Melissa Murray Delivers Bodenheimer Lecture

Murray and JohnsonThe 1967 U.S. Supreme Court decision in Loving v. Virginia struck down laws against interracial marriage, but in the years that followed, government regulation of interracial relationships continued in various forms. That’s why it’s important to recognize the difference between decriminalization and deregulation, and partly why Loving remains relevant today, said Professor Melissa Murray in delivering the Brigitte M. Bodenheimer Lecture on Family Law at King Hall.

Video of the lecture is available here.

Murray, who is the Alexander F. and May T. Morrison Professor of Law and Faculty Director of the Center on Reproductive Rights and Justice at UC Berkeley School of Law, presented to a large audience in the Kalmanovitz Appellate Courtroom on November 16. Speaking on “Loving’s Legacy: Decriminalization and the Regulation of Sex,” Murray challenged much of the conventional wisdom regarding the landmark Supreme Court decision.

Although the ruling decriminalized interracial relationships, it did not eliminate all forms of state regulation, and the social stigmatization of interracial couples continued to be expressed in various other ways, Murray said.
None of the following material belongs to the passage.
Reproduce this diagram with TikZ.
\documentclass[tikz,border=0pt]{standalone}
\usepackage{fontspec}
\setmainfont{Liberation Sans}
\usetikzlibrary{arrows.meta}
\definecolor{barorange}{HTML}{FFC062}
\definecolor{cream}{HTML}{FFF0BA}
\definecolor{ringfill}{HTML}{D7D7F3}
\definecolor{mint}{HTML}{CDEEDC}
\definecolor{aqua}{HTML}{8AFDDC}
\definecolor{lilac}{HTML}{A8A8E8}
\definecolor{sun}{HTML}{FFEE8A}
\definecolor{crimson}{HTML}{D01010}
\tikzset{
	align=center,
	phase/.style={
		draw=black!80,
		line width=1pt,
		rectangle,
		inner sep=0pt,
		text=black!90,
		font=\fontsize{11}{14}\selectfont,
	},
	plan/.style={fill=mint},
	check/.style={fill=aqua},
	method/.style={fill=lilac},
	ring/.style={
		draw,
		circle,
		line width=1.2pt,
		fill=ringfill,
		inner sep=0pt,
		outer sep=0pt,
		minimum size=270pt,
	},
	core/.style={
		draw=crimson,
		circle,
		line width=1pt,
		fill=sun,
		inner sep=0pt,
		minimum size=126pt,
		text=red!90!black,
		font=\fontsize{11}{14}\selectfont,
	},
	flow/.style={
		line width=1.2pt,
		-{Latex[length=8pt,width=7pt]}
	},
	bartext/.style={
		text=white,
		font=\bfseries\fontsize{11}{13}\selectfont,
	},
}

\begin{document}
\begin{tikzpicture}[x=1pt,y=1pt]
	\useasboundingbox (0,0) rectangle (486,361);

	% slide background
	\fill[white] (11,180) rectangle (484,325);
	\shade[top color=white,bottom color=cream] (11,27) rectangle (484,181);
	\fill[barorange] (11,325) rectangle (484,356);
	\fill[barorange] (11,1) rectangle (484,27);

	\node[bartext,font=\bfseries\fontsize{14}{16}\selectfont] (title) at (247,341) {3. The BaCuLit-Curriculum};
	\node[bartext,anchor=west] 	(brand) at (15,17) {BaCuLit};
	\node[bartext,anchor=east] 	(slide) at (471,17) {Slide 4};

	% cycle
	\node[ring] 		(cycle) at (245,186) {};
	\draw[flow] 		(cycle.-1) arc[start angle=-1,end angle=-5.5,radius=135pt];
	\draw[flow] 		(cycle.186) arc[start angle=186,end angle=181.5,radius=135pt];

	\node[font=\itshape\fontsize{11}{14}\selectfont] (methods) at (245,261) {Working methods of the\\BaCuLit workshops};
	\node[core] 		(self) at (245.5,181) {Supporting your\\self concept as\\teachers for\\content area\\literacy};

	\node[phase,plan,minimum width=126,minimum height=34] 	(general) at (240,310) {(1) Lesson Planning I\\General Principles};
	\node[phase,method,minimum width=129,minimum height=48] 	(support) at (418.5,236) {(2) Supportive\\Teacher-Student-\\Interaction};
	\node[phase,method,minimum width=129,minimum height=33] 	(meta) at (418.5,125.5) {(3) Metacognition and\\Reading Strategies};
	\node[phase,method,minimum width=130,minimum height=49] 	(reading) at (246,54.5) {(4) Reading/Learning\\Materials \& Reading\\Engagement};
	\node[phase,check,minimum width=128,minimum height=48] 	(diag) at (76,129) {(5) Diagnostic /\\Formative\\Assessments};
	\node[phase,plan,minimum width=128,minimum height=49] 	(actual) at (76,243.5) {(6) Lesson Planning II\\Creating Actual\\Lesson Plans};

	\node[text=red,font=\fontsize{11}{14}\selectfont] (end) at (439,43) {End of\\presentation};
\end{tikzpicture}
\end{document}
For example, in the years following Loving, white women routinely lost custody of their children when they dated or married black men.

“As the post-Loving landscape shows, the legalization of interracial marriage did not end state regulation of that choice,” Murray said. “The mode of regulation morphed and shifted to different contexts, but in the end it is regulation nonetheless.”

Similarly, cases such as Masterpiece Cakeshop v. Colorado Civil Rights Commission, set to be heard soon by the Supreme Court, show that attempts to regulate same-sex relationships have persisted in the wake of Obergefell v. Hodges, the 2015 decision in which the Court struck down laws against same-sex marriage. Because civil rights reform has often used decriminalization as a primary tool, it is important to recognize the limitations of this approach, and to appreciate the differences between legalization and deregulation, Murray said.

“Deregulation and legalization are not synonymous,” said Murray. “To deregulate something is to remove the state’s presence entirely. To legalize something is perhaps to allow the state’s presence in through a different venue. And all the same, regulation is regulation, whether it occurs via the hammer of the criminal law or through the subtler velvet glove of civil regulation. All of this is worth thinking about today, 50 years after Loving v. Virginia. As many have noted, this is a remarkable decision that did much to advance equality, but it was not a magic bullet. It reminds us that decriminalization rarely is a magic bullet, and that there is always, always more work to be done.”

Established in 1981 in memory of UC Davis School of Law Professor Brigitte M. Bodenheimer, the Brigitte M. Bodenheimer Lecture brings scholars and practitioners to King Hall to discuss recent developments affecting family law. Recent Bodenheimer lectures have featured Camille Gear Rich, Associate Provost for Faculty and Student Initiatives in the Social Sciences and Professor of Law and Sociology at USC School of Law; Michael A. Olivas, the William B. Bates Distinguished Law Chair at the University of Houston Law Center; Angela Onwuachi-Willig, Chancellor’s Professor of Law at UC Berkeley School of Law; and former California Supreme Court Justice Carlos R. Moreno.